4.4.17

When I Say Your Name

I discovered something recently that probably shouldn't have surprised me, but it did.

For whatever reason, the weather during both of my trips to England was stupendous. The first time I was there, it was late March and all of April. The second time was from early January through late June. While Pennsylvania groaned under the wintry weight of an unmoved blanket of snow for four weeks straight, I was wearing light coats and enjoying brisk but pleasantly sunny walks through the Grantchester Meadows. The real clincher though was that on my walks along Silver Street out to the Sidgwick Site, I would pass by large grassy area where crocuses were pushing up their pale spikes and beginning to bloom in a flowery carpet... before the end of February.

I brought this up recently, sort of absentmindedly, to a coworker of mine. Crocuses have always been a sign of spring for me, maybe more so even than robins, because when I was a child, our neighbors had a huge bed of crocuses in their front yard. We would walk past it every day when I went with my mother on her paper route rounds. So I feel as though I've never not known what crocuses are. Or daffodils, tulips, irises, English ivy, mimosa trees, zinnias (which are precisely the sort of friendly but stupid flower that you would expect something named "zinnia" to be), chrysanthemums, larkspur, Queen Anne's lace, hydrangeas and hyacinths, lilacs, fuchsias, pansies (which are amiable, practical, and not at all stupid), lavender, daisies, black-eyed Susans (I love that name), sunflowers, poppies and peonies, pine versus spruce versus fir... I used to pore over Burpee seed catalogs, picking out my favorite flowers and thinking how hideous cockscomb is, like some kind of strange sea creature that I'd be more likely to see in a National Geographic underwater film than in someone's garden.

But my coworker, bless his heart, had no idea what a crocus was. My mind was blown. To me, a crocus is like a basic shape that you learn in elementary school. This is a crocus, that is a triangle. Easy. Knowledge that you have forever.

There is something so intimate in the knowing of the natural world. As if, when you walked outside, you were greeted by a thousand friends or by soon-to-be friends, whose easy acquaintance might be made with the mere uttering of the spell. What's in a name? The summons that knows it will be answered because it cannot help but be answered. I say your name in a conversation on the other side of a crowded, noisy room, and you look up, because it is a command to attention even when I do not wish to engage in such tyranny.

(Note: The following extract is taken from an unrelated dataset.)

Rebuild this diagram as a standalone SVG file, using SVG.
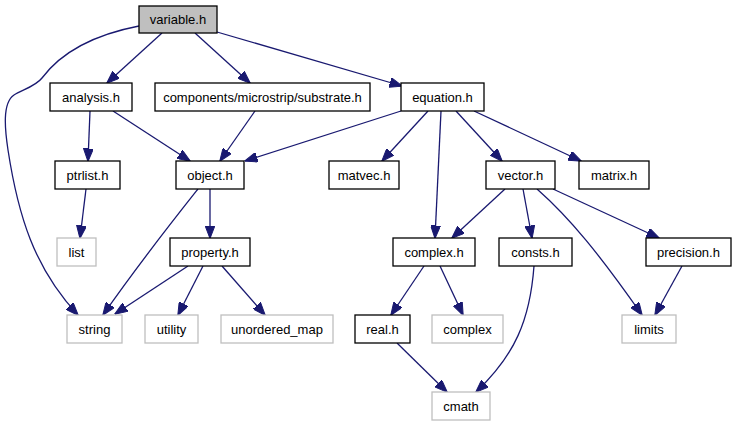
<svg xmlns="http://www.w3.org/2000/svg" width="737" height="427" viewBox="0 0 737 427">
  <style>
    .node rect { fill: #ffffff; stroke: #000000; stroke-width: 1.3; }
    .node.ext rect { stroke: #bfbfbf; }
    .node.root rect { fill: #bfbfbf; }
    .node text { font-family: "Liberation Sans", Arial, sans-serif; font-size: 13px; fill: #000000; text-anchor: middle; }
    #edges path { fill: none; stroke: #191970; stroke-width: 1.3; marker-end: url(#arrow); }
  </style>
  <defs>
    <marker id="arrow" viewBox="0 0 13 10" refX="12.5" refY="5" markerWidth="13" markerHeight="10" markerUnits="userSpaceOnUse" orient="auto">
      <path d="M0,0 L13,5 L0,10 Z" fill="#191970" stroke="#191970" stroke-width="1"/>
    </marker>
  </defs>

  <g id="edges">
    <!-- variable.h -->
    <path d="M162,33 L107,83"/>
    <path d="M195,33 L250,83"/>
    <path d="M217,32 L402,86"/>
    <path d="M139,26 C108,32 66,46 42,78 C36,86 22,90 14,95 C2,103 5,130 8,150 C18,215 34,268 78,315"/>
    <!-- analysis.h -->
    <path d="M90,111 L88,161"/>
    <path d="M113,111 L190,161"/>
    <!-- substrate.h -->
    <path d="M255,111 L220,161"/>
    <!-- equation.h -->
    <path d="M401,111 L245,161"/>
    <path d="M428,111 L382,161"/>
    <path d="M441,111 L435,238"/>
    <path d="M456,111 L502,161"/>
    <path d="M474,111 L581,161"/>
    <!-- ptrlist.h -->
    <path d="M86,189 L80,238"/>
    <!-- object.h -->
    <path d="M210,189 L210,238"/>
    <path d="M198,189 C175,218 140,262 103,315"/>
    <!-- property.h -->
    <path d="M188,266 L115,314"/>
    <path d="M203,266 L178,315"/>
    <path d="M222,266 L265,315"/>
    <!-- vector.h -->
    <path d="M505,189 L452,238"/>
    <path d="M523,189 L532,238"/>
    <path d="M537,189 C570,218 600,255 642,315"/>
    <path d="M553,189 L659,238"/>
    <!-- complex.h -->
    <path d="M424,266 L391,315"/>
    <path d="M440,266 L463,315"/>
    <!-- consts.h -->
    <path d="M534,266 C530,320 515,355 476,392"/>
    <!-- real.h -->
    <path d="M397,343 L447,392"/>
    <!-- precision.h -->
    <path d="M682,266 L655,315"/>
  </g>

  <g id="variable_h" class="node root"><rect x="139" y="6" width="78" height="27"/><text x="178" y="24">variable.h</text></g>
  <g id="analysis_h" class="node"><rect x="50" y="83" width="82" height="28"/><text x="91" y="101.5">analysis.h</text></g>
  <g id="substrate_h" class="node"><rect x="155" y="83" width="215" height="28"/><text x="262.5" y="101.5">components/microstrip/substrate.h</text></g>
  <g id="equation_h" class="node"><rect x="401" y="83" width="83" height="28"/><text x="442.5" y="101.5">equation.h</text></g>
  <g id="ptrlist_h" class="node"><rect x="55" y="161" width="65" height="28"/><text x="87.5" y="179.5">ptrlist.h</text></g>
  <g id="object_h" class="node"><rect x="176" y="161" width="68" height="28"/><text x="210" y="179.5">object.h</text></g>
  <g id="matvec_h" class="node"><rect x="329" y="161" width="70" height="28"/><text x="364" y="179.5">matvec.h</text></g>
  <g id="vector_h" class="node"><rect x="486" y="161" width="69" height="28"/><text x="520.5" y="179.5">vector.h</text></g>
  <g id="matrix_h" class="node"><rect x="579" y="161" width="70" height="28"/><text x="614" y="179.5">matrix.h</text></g>
  <g id="list" class="node ext"><rect x="57" y="238" width="39" height="28"/><text x="76.5" y="256.5">list</text></g>
  <g id="property_h" class="node"><rect x="170" y="238" width="80" height="28"/><text x="210" y="256.5">property.h</text></g>
  <g id="complex_h" class="node"><rect x="393" y="238" width="82" height="28"/><text x="434" y="256.5">complex.h</text></g>
  <g id="consts_h" class="node"><rect x="499" y="238" width="73" height="28"/><text x="535.5" y="256.5">consts.h</text></g>
  <g id="precision_h" class="node"><rect x="646" y="238" width="85" height="28"/><text x="688.5" y="256.5">precision.h</text></g>
  <g id="string" class="node ext"><rect x="67" y="315" width="55" height="28"/><text x="94.5" y="333.5">string</text></g>
  <g id="utility" class="node ext"><rect x="145" y="315" width="53" height="28"/><text x="171.5" y="333.5">utility</text></g>
  <g id="unordered_map" class="node ext"><rect x="221" y="315" width="112" height="28"/><text x="277" y="333.5">unordered_map</text></g>
  <g id="real_h" class="node"><rect x="355" y="315" width="55" height="28"/><text x="382.5" y="333.5">real.h</text></g>
  <g id="complex" class="node ext"><rect x="432" y="315" width="71" height="28"/><text x="467.5" y="333.5">complex</text></g>
  <g id="limits" class="node ext"><rect x="622" y="315" width="54" height="28"/><text x="649" y="333.5">limits</text></g>
  <g id="cmath" class="node ext"><rect x="432" y="392" width="58" height="28"/><text x="461" y="410.5">cmath</text></g>
</svg>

And I feel as though I know so very little, but I want to know more, to be brought into that place where mere recognition surpasses itself into friendship. The name summons, greets, but it also distinguishes one from another. A tautology: you are you, unique unto yourself. The infinite variety of the world unfolds before us in a language whose grammar has been lost, leaving us only with its proper nouns, and even those feel unfamiliar on our urbanized tongues.

Yet it's a closer thing, to at least speak those names, however few, than to know none of them at all.